Assocamerestero prende le misure dell’italian sounding alimentare attraverso i risultati di un’indagine ad hoc, con un focus particolare su Europa e Nord America: l’impatto economico è di 90 miliardi di euro, cioè quasi il triplo del valore del nostro export di cibi e bevande.

Lo studio è inserito nell’ambito del Progetto ‘True Italian Taste’, sponsorizzato e finanziato dal Mise per la Campagna di promozione del cibo 100% Made in Italy, e realizzato dalla stessa Assocamerestero in collaborazione con 21 Ccie.

A livello globale il fenomeno delle imitazioni è cresciuto, negli ultimi 10 anni, addirittura del 70%, e questo anche sulla scorta dei grandi successi ottenuti dai nostri prodotti oltre frontiera.

La categoria più colpita è quella dei confezionati: il 42% dei fake è costituito da piatti pronti e surgelati, conserve e condimenti.
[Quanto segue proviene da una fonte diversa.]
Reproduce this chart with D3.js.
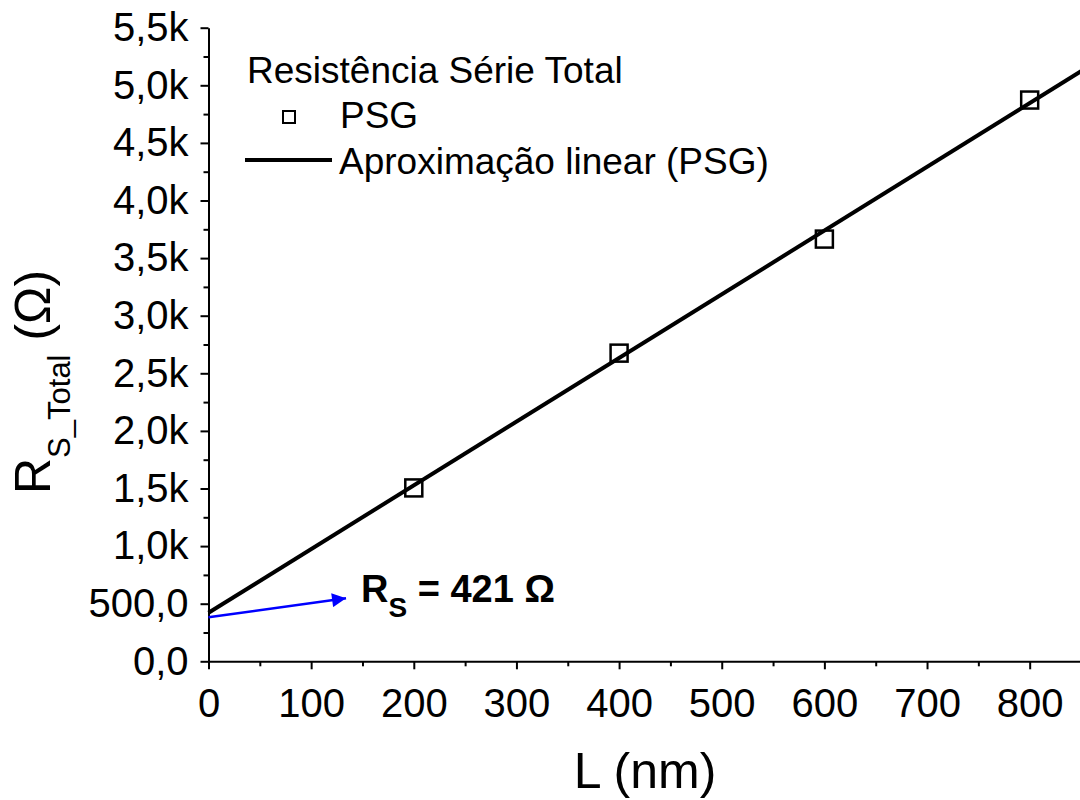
<!DOCTYPE html>
<html>
<head>
<meta charset="utf-8">
<script src="https://cdn.jsdelivr.net/npm/d3@7"></script>
<style>
  html, body { margin: 0; padding: 0; background: #fff; }
  svg { display: block; font-family: "Liberation Sans", Arial, Helvetica, sans-serif; }
</style>
</head>
<body>
<svg id="chart" width="1080" height="800"></svg>
<script>
// Channel length L (nm) and measured total series resistance (ohm)
const lengths = [200, 400, 600, 800];
const resistances = [1505, 2675, 3665, 4872];

// Linear fit: R = Rs + slope * L
const fitIntercept = 421;
const fitSlope = 5.53;
const fitRange = [0, 850];

// Axis ticks
const xTicks = [0, 100, 200, 300, 400, 500, 600, 700, 800];
const xMinorTicks = [50, 150, 250, 350, 450, 550, 650, 750, 850];
const yTicks = [0, 500, 1000, 1500, 2000, 2500, 3000, 3500, 4000, 4500, 5000, 5500];
const yTickLabels = ["0,0", "500,0", "1,0k", "1,5k", "2,0k", "2,5k", "3,0k", "3,5k", "4,0k", "4,5k", "5,0k", "5,5k"];
const yMinorTicks = [250, 750, 1250, 1750, 2250, 2750, 3250, 3750, 4250, 4750, 5250];

// Annotation arrow (data coordinates): from the intercept toward the label
const arrowFrom = [0, 382];
const arrowTo = [134, 547];

const svg = d3.select("#chart");

const x = d3.scaleLinear().domain([0, 850]).range([208.5, 1081]);
const y = d3.scaleLinear().domain([0, 5500]).range([661.3, 27.7]);

// Minor ticks
svg.append("g")
  .attr("transform", `translate(0,${y(0)})`)
  .call(d3.axisBottom(x).tickValues(xMinorTicks).tickSize(5).tickFormat(""))
  .call(g => g.select(".domain").remove())
  .selectAll("line").attr("stroke", "#000").attr("stroke-width", 2);

svg.append("g")
  .attr("transform", `translate(${x(0)},0)`)
  .call(d3.axisLeft(y).tickValues(yMinorTicks).tickSize(5).tickFormat(""))
  .call(g => g.select(".domain").remove())
  .selectAll("line").attr("stroke", "#000").attr("stroke-width", 2);

// Major axes
const xAxis = svg.append("g")
  .attr("transform", `translate(0,${y(0)})`)
  .call(d3.axisBottom(x).tickValues(xTicks).tickSize(8).tickPadding(19).tickSizeOuter(0).tickFormat(d3.format("d")));

const yAxis = svg.append("g")
  .attr("transform", `translate(${x(0)},0)`)
  .call(d3.axisLeft(y).tickValues(yTicks).tickSize(8).tickPadding(12).tickSizeOuter(0)
    .tickFormat((d, i) => yTickLabels[i]));

[xAxis, yAxis].forEach(g => {
  g.select(".domain").attr("stroke", "#000").attr("stroke-width", 2);
  g.selectAll(".tick line").attr("stroke", "#000").attr("stroke-width", 2);
  g.selectAll(".tick text")
    .attr("fill", "#000")
    .style("font-family", "'Liberation Sans', Arial, sans-serif")
    .style("font-size", "40px");
});

// Fit line
const fitLine = d3.line().x(d => x(d)).y(d => y(fitIntercept + fitSlope * d));
svg.append("path")
  .datum(fitRange)
  .attr("d", fitLine)
  .attr("fill", "none")
  .attr("stroke", "#000")
  .attr("stroke-width", 4);

// Data markers: open squares
const sq = 17;
svg.append("g").selectAll("rect")
  .data(lengths.map((d, i) => [d, resistances[i]]))
  .join("rect")
  .attr("x", d => x(d[0]) - sq / 2)
  .attr("y", d => y(d[1]) - sq / 2)
  .attr("width", sq)
  .attr("height", sq)
  .attr("fill", "none")
  .attr("stroke", "#000")
  .attr("stroke-width", 2.5);

// Arrow marker
svg.append("defs").append("marker")
  .attr("id", "arrowhead")
  .attr("viewBox", "0 0 10 10")
  .attr("refX", 10).attr("refY", 5)
  .attr("markerWidth", 20).attr("markerHeight", 14)
  .attr("markerUnits", "userSpaceOnUse")
  .attr("orient", "auto")
  .append("path")
  .attr("d", "M0,0 L10,5 L0,10 Z")
  .attr("fill", "#0000ff");

svg.append("line")
  .attr("x1", x(arrowFrom[0])).attr("y1", y(arrowFrom[1]))
  .attr("x2", x(arrowTo[0])).attr("y2", y(arrowTo[1]))
  .attr("stroke", "#0000ff")
  .attr("stroke-width", 2.5)
  .attr("marker-end", "url(#arrowhead)");

// Annotation label
const ann = svg.append("text")
  .attr("x", 361).attr("y", 602)
  .attr("fill", "#000")
  .style("font-weight", "bold")
  .style("font-size", "38px");
ann.append("tspan").text("R");
ann.append("tspan").attr("dy", 15).style("font-size", "28px").text("S");
ann.append("tspan").attr("dy", -15).text(" = " + fitIntercept + " Ω");

// Legend
const legend = svg.append("g").style("font-size", "37px");
legend.append("text").attr("x", 247).attr("y", 83).text("Resistência Série Total");
legend.append("rect")
  .attr("x", 283).attr("y", 111).attr("width", 12).attr("height", 12)
  .attr("fill", "none").attr("stroke", "#000").attr("stroke-width", 2);
legend.append("text").attr("x", 340).attr("y", 128).text("PSG");
legend.append("line")
  .attr("x1", 245).attr("x2", 332).attr("y1", 160).attr("y2", 160)
  .attr("stroke", "#000").attr("stroke-width", 4);
legend.append("text").attr("x", 339).attr("y", 174).text("Aproximação linear (PSG)");

// Axis titles
svg.append("text")
  .attr("x", 645).attr("y", 788)
  .attr("text-anchor", "middle")
  .style("font-size", "50px")
  .text("L (nm)");

const yTitle = svg.append("text")
  .attr("transform", "translate(50,494) rotate(-90)")
  .style("font-size", "50px");
yTitle.append("tspan").text("R");
yTitle.append("tspan").attr("dy", 20).style("font-size", "31px").text("S_Total");
yTitle.append("tspan").attr("dy", -20).text(" (Ω)");
</script>
</body>
</html>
Seguono i latticini (25,1%), la pasta (16,1%), il base carne (13,2%) e i prodotti da forno (3,6%).

I risultati cambiano se si analizzano separatamente i due grandi bacini geografici: in Europa si registra, per il confezionato, un livello di diffusione superiore alla media generale, mentre nell’area Nafta salgono al primo posto i lattiero caseari.

Tra gli oltre 800 prodotti sounding mappati figura la “pizza carbonara” o la “mortadela Siciliana” (con una “l” sola) rilevati in Spagna, mentre in Nord America sono frequenti le storpiature come “sarvecchio” al posto di “stravecchio” o la “sopressata”, che perde una “p”. In Francia e Olanda circola, poi, uno speciale Limoncello, presentato come un liquore da aperitivo.

Per valutare gli impatti è stato elaborato un indice dei costi, che misura quanto i prezzi delle imitazioni si stacchino dai corrispondenti autentici. Nonostante i valori cambino in base allo Stato considerato e alla categoria, risulta evidente che l’abbattimento più forte si registra nel Regno Unito (-69%), quasi alla pari con la Germania (-68,5%). Seguono, con risultati pressoché analoghi, Belgio (-64,9%) e Olanda (-64,3%). Una forbice più contenuta riguarda la Svizzera (-33,9%) e il Lussemburgo (-25%).

In alcune aree, però, sono state registrate vere controtendenze, con alcune tipologie di fake che possono arrivare a costare fino a due terzi in più degli originali. I latticini e caseari d’imitazione italiana sono venduti, in Francia e Svizzera, rispettivamente al 13,9% e al 34,5% in più rispetto all’originale.

Relativamente ai confezionati è il Lussemburgo che registra valori anomali, con un aumento di prezzo del 18,3% rispetto al vero italiano. Il ribasso più forte, invece, si nota in Spagna e Olanda.

La Germania ha il primato per l’abbattimento dei costi della pasta (- 47,9%), e in disallineamento troviamo, ancora, la Svizzera e la Francia, che gonfiano i prezzi del 33% e del 16,6% rispettivamente. In Spagna, sui prodotti da forno sounding, si paga fino al 10,7% in più, mentre in Francia lo ‘sconto’ supera i 47 punti.

“L’analisi condotta dalle Camere italiane all’estero mostra, in sostanza, un dato interessante: in alcune realtà e per alcuni prodotti, la scelta dell’italian sounding rispetto all’originale italiano non è legata a questioni di costo, ma a due fattori, la difficoltà di reperimento del prodotto autentico e la scarsa conoscenza, da parte del consumatore, delle caratteristiche e della qualità del vero made in Italy – sottolinea Gian Domenico Auricchio, presidente di Assocamerestero –. Con il Progetto True Italian Taste stiamo lavorando proprio per far sì che la scelta del vero italiano passi attraverso la prova della sua eccellenza, coinvolgendo, in oltre 200 iniziative, più di mezzo milione di operatori del food e di food lover. È grazie alla diffusione della cultura e dell’educazione al consumo dei prodotti 100% italiani, e lavorando sulle alleanze che le Ccie stabiliscono con le comunità d’affari locali, che sarà possibile arginare il fenomeno dell’italian sounding e recuperare le quote di mercato erose al nostro agroalimentare”.